Even though I was still scared of the dog, I didn’t want to live there knowing there was an animal outside. We made a plan to get him more socialized and bring him in the house. It started with me going outside one day and unlocking his kennel… part of me expected him to tackle me but he just growled at me. I was so scared but I unlocked it and opened it a bit. I went and sat on a lawn chair and put a dog cookie on my lap and sat there. I pretended like I didn’t care, and I pretended like he wasn’t there. He walked around me, looking and looking getting closer and closer, It took everything I had to sit there for this. But, he finally realized I wasn’t intimidated anymore and he slowly made his way to me and tried to take the cookie. Before he could get it I snatched it up and told him to “sit”. He looked at me like I was crazy …then I guess he realized he had met his match and if he wanted that cookie he would have to do what I asked and he sat. He got the cookie alright and plenty more.
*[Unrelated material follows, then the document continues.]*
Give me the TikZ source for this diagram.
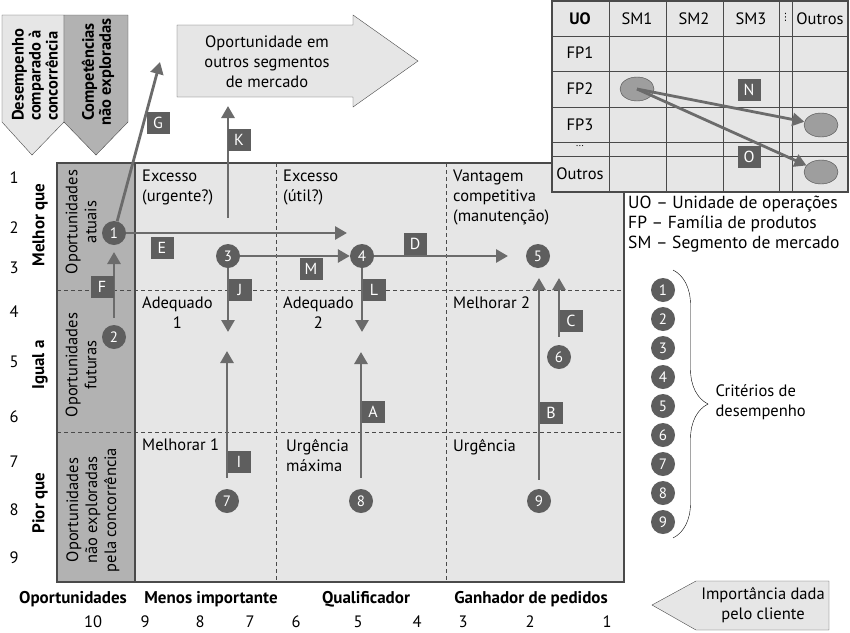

It took awhile but after bringing him in the house more and more and me becoming his main caregiver his personality really sprouted and he became a full fledged momma’s boy.

We spent long summer days together and went for lots of walks, he had a thing for plastic he could smell it a mile away. One day walking in the park he was adamant about going in the bushes so we went over there, he emerged with some pink thing in his mouth.. I took it from him and it was a old dirty barbie doll head..hahaha. Someone had given their barbie doll a haircut and realized it looked funny now so they threw it away.. and leave it to Rio to dig it up in the bushes. Well he took it home and it was pride and joy.. His stinky little barbie head.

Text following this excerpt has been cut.